June 17, 2011
Last weekend the Black Caucus of Evergreen went on a road trip! About a dozen folk squeezed into a van at Martin Luther King, Jr. Memorial Baptist Church’s parking lot and made their way to Calvary Baptist Church in Spokane. They were greeted by several members of Calvary Church who treated us (yes, I joined them, only I flew because I had an unexpected appointment earlier in the day J) to a scrumptious barbeque dinner! On Saturday morning (after more food), we shared…a history of Evergreen, what churches were doing in outreach to the community. We “toured” the house where every Saturday Calvary Church feeds lunch to 75-100 honored guests. The Seattle folks got back into the van after lunch (more wonderful food, enough to take some home with us) and made our way back to MLK parking lot and home.

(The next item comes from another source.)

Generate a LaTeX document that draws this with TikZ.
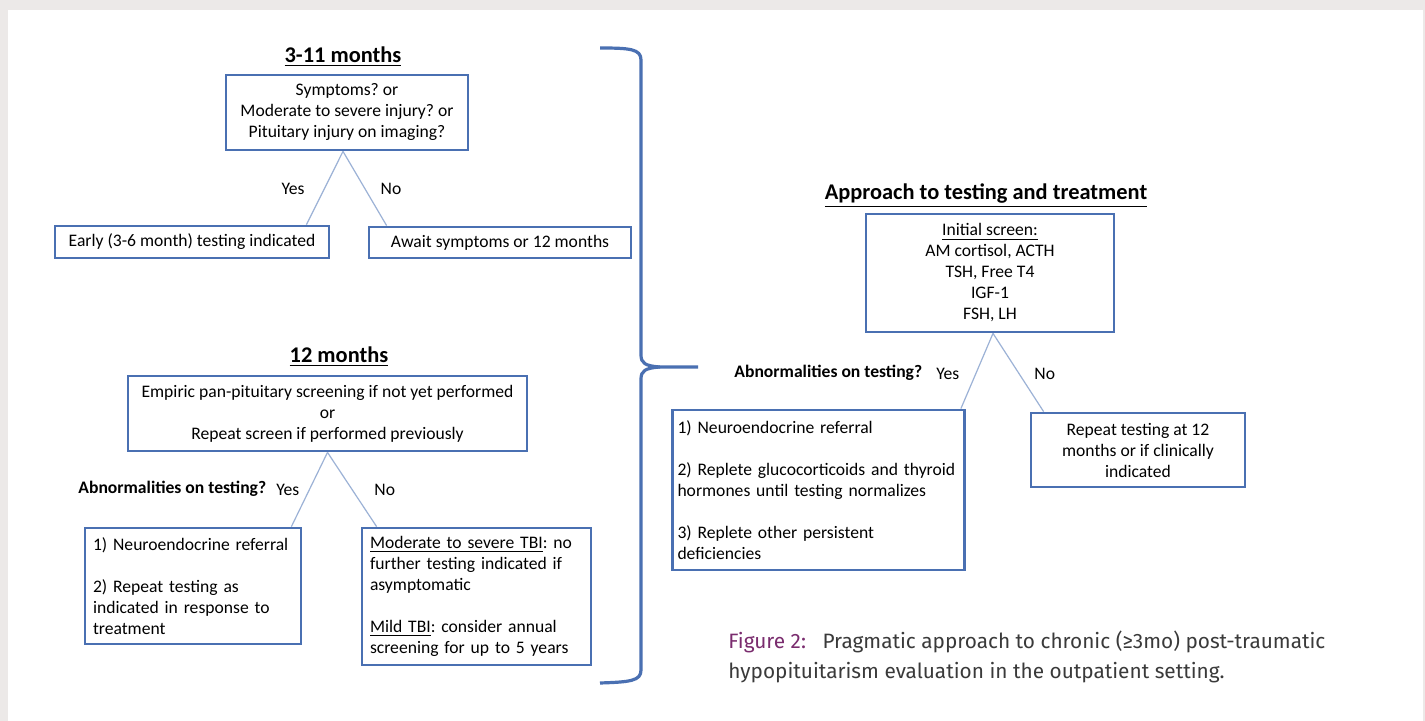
\documentclass[tikz,border=0pt]{standalone}
\usepackage{fontspec}
\setmainfont{Carlito}
\newfontfamily\capfont{Fira Sans}
\usepackage{tikz}
\usetikzlibrary{positioning,calc}
\usepackage{xcolor}
\definecolor{boxblue}{HTML}{4A70B2}
\definecolor{linkblue}{HTML}{9CB2D6}
\definecolor{framegray}{HTML}{ECE9E8}
\definecolor{figpurple}{HTML}{7A2C6E}
\definecolor{captext}{HTML}{3A3A3A}
\frenchspacing
\hyphenpenalty=10000
\tikzset{
  flowbox/.style={draw=boxblue, line width=1.4pt, inner sep=4pt, font=\fontsize{8.8}{10.5}\selectfont},
  headtxt/.style={font=\fontsize{11.2}{13}\selectfont\bfseries},
  link/.style={draw=linkblue, line width=0.6pt},
  answer/.style={font=\fontsize{8.8}{10}\selectfont, inner sep=0pt},
  asktxt/.style={font=\fontsize{8.8}{10}\selectfont\bfseries, inner sep=0pt}
}
\begin{document}
\begin{tikzpicture}[x=0.5pt,y=-0.5pt]
\useasboundingbox (0,0) rectangle (1425,721);
\fill[framegray] (0,0) rectangle (1425,721);
\fill[white] (8,10) rectangle (1423,721);

% 3-11 months
\node[headtxt] (head1) at (343,57) {\underline{3-11 months}};
\node[flowbox, minimum width=121pt, minimum height=37.5pt, align=center] (ask1) at (347,112.5)
  {Symptoms? or\\Moderate to severe injury? or\\Pituitary injury on imaging?};
\node[flowbox, minimum width=137pt, minimum height=14.5pt] (early) at (192,242) {Early (3-6 month) testing indicated};
\node[flowbox, minimum width=131pt, minimum height=14.5pt] (await) at (500,242.5) {Await symptoms or 12 months};
\coordinate (ask1tip) at ($(ask1.south)+(-4,0)$);
\draw[link] (ask1tip) -- ($(early.north east)+(-24,0)$);
\draw[link] (ask1tip) -- ($(await.north west)+(19,0)$);
\node[answer] (yes1) at (293,189) {Yes};
\node[answer] (no1) at (391,189) {No};

% 12 months
\node[headtxt] (head2) at (339,357) {\underline{12 months}};
\node[flowbox, minimum width=199.5pt, minimum height=37.5pt, align=center] (screen) at (327.5,413.5)
  {Empiric pan-pituitary screening if not yet performed\\or\\Repeat screen if performed previously};
\node[flowbox, text width=100pt, minimum height=58pt, align=left] (refer) at (193,586)
  {1) Neuroendocrine referral\\[10.5pt]2) Repeat testing as\\indicated in response to\\treatment};
\node[flowbox, text width=106.5pt, minimum height=68.5pt, align=left] (tbi) at (476.5,596.5)
  {\underline{Moderate to severe TBI}: no\\further testing indicated if\\asymptomatic\\[10.5pt]\underline{Mild TBI}: consider annual\\screening for up to 5 years};
\draw[link] (screen.south) -- ($(refer.north east)+(-11,0)$);
\draw[link] (screen.south) -- ($(tbi.north west)+(16,0)$);
\node[asktxt, anchor=west] (ask2) at (78,489) {Abnormalities on testing?};
\node[answer, anchor=west] (yes2) at (276,490) {Yes};
\node[answer, anchor=west] (no2) at (374,490) {No};

% brace
\draw[boxblue, line width=1.6pt] (600,48) .. controls (630,48) and (641,49) .. (641,60)
  -- (641,355) .. controls (641,363) and (645,366) .. (660,367) -- (698,367);
\draw[boxblue, line width=1.6pt] (660,367) .. controls (645,368) and (641,371) .. (641,379)
  -- (641,670) .. controls (641,681) and (630,682) .. (600,683);

% approach
\node[headtxt] (head3) at (986,196) {\underline{Approach to testing and treatment}};
\node[flowbox, minimum width=124pt, minimum height=59pt, align=center] (initial) at (990,273)
  {\underline{Initial screen:}\\AM cortisol, ACTH\\TSH, Free T4\\IGF-1\\FSH, LH};
\node[flowbox, inner xsep=2.5pt, text width=141pt, minimum height=80pt, align=left] (replete) at (818.5,490)
  {1) Neuroendocrine referral\\[10.5pt]2) Replete glucocorticoids and thyroid\\hormones until testing normalizes\\[10.5pt]3) Replete other persistent\\deficiencies};
\node[flowbox, minimum width=107pt, minimum height=37pt, align=center] (retest) at (1138,450)
  {Repeat testing at 12\\months or if clinically\\indicated};
\draw[link] ($(initial.south)+(3,0)$) -- ($(replete.north east)+(-5,0)$);
\draw[link] ($(initial.south)+(3,0)$) -- ($(retest.north west)+(14,0)$);
\node[asktxt, anchor=west] (ask3) at (734,373) {Abnormalities on testing?};
\node[answer, anchor=west] (yes3) at (936,374) {Yes};
\node[answer, anchor=west] (no3) at (1034,374) {No};

% caption
\node[anchor=west, inner sep=0pt, align=left, font=\capfont\fontsize{10.4}{15}\selectfont, text=captext] (caption) at (728,657)
  {{\color{figpurple}Figure 2:}\ \ \ Pragmatic approach to chronic (≥3mo) post-traumatic\\hypopituitarism evaluation in the outpatient setting.};
\end{tikzpicture}
\end{document}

An Evergreen “moment”! Part of the Evergreen story!
The Black caucus plans more such adventures!
On Saturday morning when sharing was happening concerning Evergreen, I was reminded of one of the “unintended” consequences of our Evergreen structure. We have no “nominating committee.” In many/most organizations like Evergreen the real power resides with the nominating committee, it is who the nominating committee knows which makes a difference about who gets the leadership nod in many groups. Our caucus system has dispersed the work of the nominating committee, so that each caucus works out how members of the Executive Committee will be selected. With each caucus naming two people to the Executive Committee and naming officers when it is a caucus’s turn to name an officer, it means the work of nominating leaders is the work of all the caucuses rather than one small “representative” group. It is shared power at its best.
Further reflection on this brings me to the Executive Committee. Although we have had some folks with a great number of years on the Executive Committee we have always had extraordinary service from all who have served. And the relationships built and maintained by that service is astounding.
We have made it a practice at Executive Committee meetings to always ask a question at the end, either “what have you learned in today’s meeting” or “how do you see God at work?” Many times in response has been the group working together and the meaning the meetings have for the participants. Since at least one of our participants is almost always on the phone, I think this makes another “Evergreen” moment/story. There is a commitment and “sum greater than its parts” about our work. The Spirit is there and we are blessed. Thank you to the current Executive Committee and to all who have served over our eight years!